Black Friday or Dark Friday? Tips to Ensure Your MySQL Instance Survives
Black Friday is one of the most demanding days of the year for e-commerce and online services, and your database is at the heart of it all. A slow or offline MySQL instance can turn your Black Friday into a Dark Friday, costing revenue and reputation. Here’s a checklist to prepare your MySQL instance to handle the surge.
1. Check Your Slow Query Log and Performance Schema
Slow queries are a major contributor to performance bottlenecks during periods of high traffic. To identify and address these issues, you can use the Slow log, Performance Schema, and sys schema. The sys schema provides a collection of views designed to simplify query performance analysis. Here are some particularly useful views to focus on:
Sys Schema Tables to Examine:
•x$statements_with_full_table_scans: Identifies queries causing table scans that slow down performance.
•x$statements_with_runtimes_in_95th_percentile: Flags the slowest 5% of queries that might cripple your system under load.
•x$statements_with_sorting: Highlights queries that require sorting operations, which can consume resources.
•x$statements_with_temp_tables: Points to queries creating temporary tables, often a sign of suboptimal design.
For the Slow log analysis, I suggest you look at the pt-query-digest. This tool provides a detailed report summarizing the queries in the slow log, helping to identify the queries that consume the most time and resources, allowing for targeted performance improvements.
Action: Optimize these queries by adding appropriate indexes, revising query structure, or reducing unnecessary data fetching.
2. Check Swap Usage
High swap usage is a red flag. When MySQL starts swapping, performance degrades as disk I/O is significantly slower than RAM.
•Use vmstat or free -m to monitor swap usage. You can also use PMM to check swap usage:
• If you notice excessive swapping, it may be necessary to fine-tune your MySQL instance. Review the number of connections and session settings that impact memory usage, such as tmp_table_size, join_buffer_size, and sort_buffer_size. Additionally, consider evaluating and adjusting the size of your buffer pool to optimize memory allocation and reduce swapping. In some cases, it might be necessary to increase the memory of the server.

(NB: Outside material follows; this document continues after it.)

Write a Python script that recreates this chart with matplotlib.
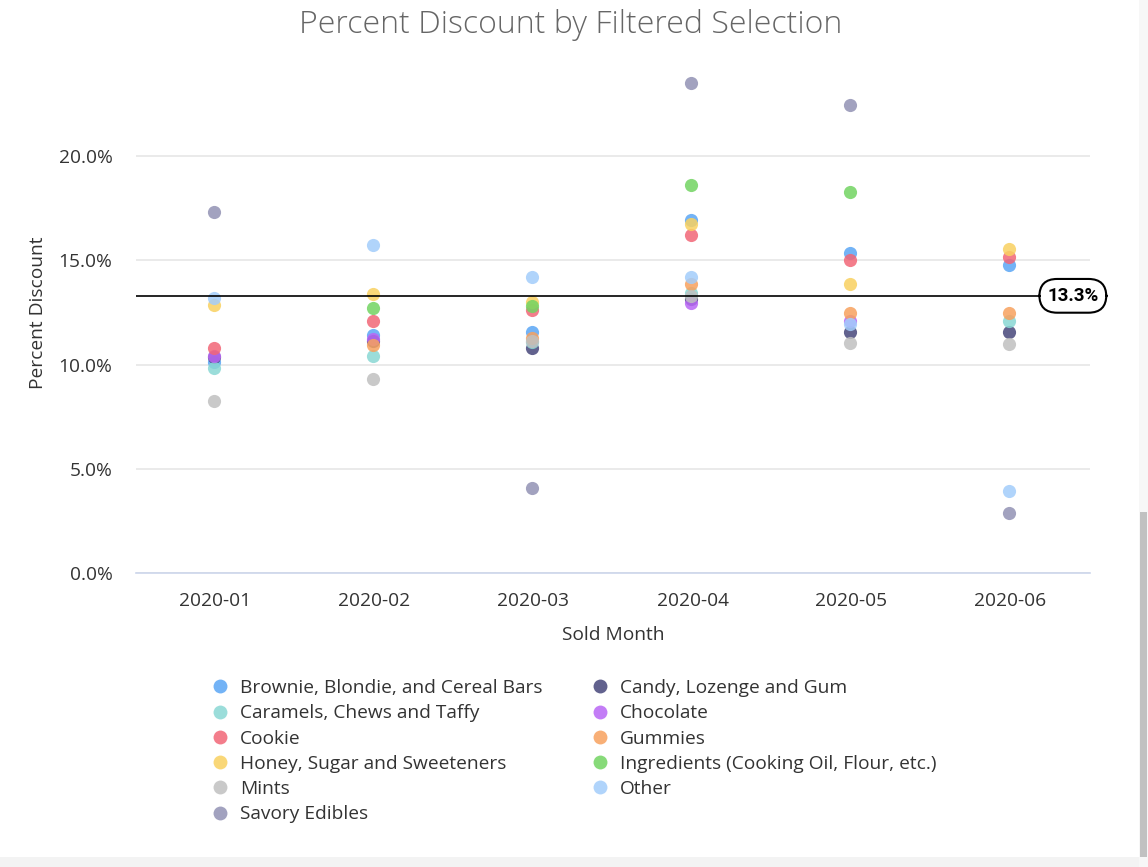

Action: Ensure swap usage is minimal during stress testing.
3. Monitor Critical Metrics
Having a monitoring tool is non-negotiable. Ensure you monitor both OS-level and MySQL-specific metrics:
Key OS Metrics:
•CPU usage: Watch for spikes that might indicate bottlenecks.
•Memory usage: Ensure there’s enough free memory to avoid OOM killing the MySQL process.
•Disk I/O: High disk utilization can signal storage issues.
Key MySQL Metrics:
•Threads Running: Tracks the number of active threads.
•Threads Connected: Monitors overall database connections.
•Long Running Queries: Identify queries that exceed acceptable execution times.
PMM screenshot of the top command counters. Check the demo –> PMM Demo
Action: Tools like Percona Monitoring and Management (PMM) or Zabbix can help visualize these metrics in real-time. Additionally, you can use Dolphie—an open-source project—running in daemon mode to replay workloads and analyze metrics. For instance, Dolphie allows you to replay the process list during peak periods, providing valuable insights. Learn more about Dolphie.
4. Resize Your Redo Log
High write workloads on Black Friday can overwhelm the redo log. MySQL 8.0.30 introduced dynamic redo log resizing, making it easier to adjust the size.
•Follow the steps in this guide to resize the redo log dynamically.
•Monitor Innodb_os_log_written
to estimate redo log usage.
Action: Ensure the redo log is adequately sized to handle your expected transaction volume.
5. Prepare for Instance Scaling
If you’re using VMs, Amazon EC2, or RDS, you should plan for instance resizing:
• Predict traffic spikes based on previous years’ data.
• Proactively scale your instance before the rush. Downtime during scaling can cost more than the price of a temporary upgrade.
Action: Scale up before Black Friday, even if you’re unsure. The cost of a larger instance is often negligible compared to the losses from downtime.
6. Have a Reliable Backup
A robust backup strategy is your safety net. During Black Friday, the risk of data corruption or failure increases due to high activity.
•Use tools like MySQL Shell utilities, Percona XtraBackup, or mydumper/myloader.
•Schedule incremental backups to minimize downtime.
•Test your backups before Black Friday to ensure they work.
Action: Implement a recovery plan and ensure your backups are accessible and tested.
Preparation is key to surviving the high demand on Black Friday. By addressing slow queries, monitoring critical metrics, optimizing configurations, and planning for scalability, you can ensure your MySQL instance performs reliably under pressure. Don’t let a lack of preparation turn your Black Friday into a Dark Friday—start today!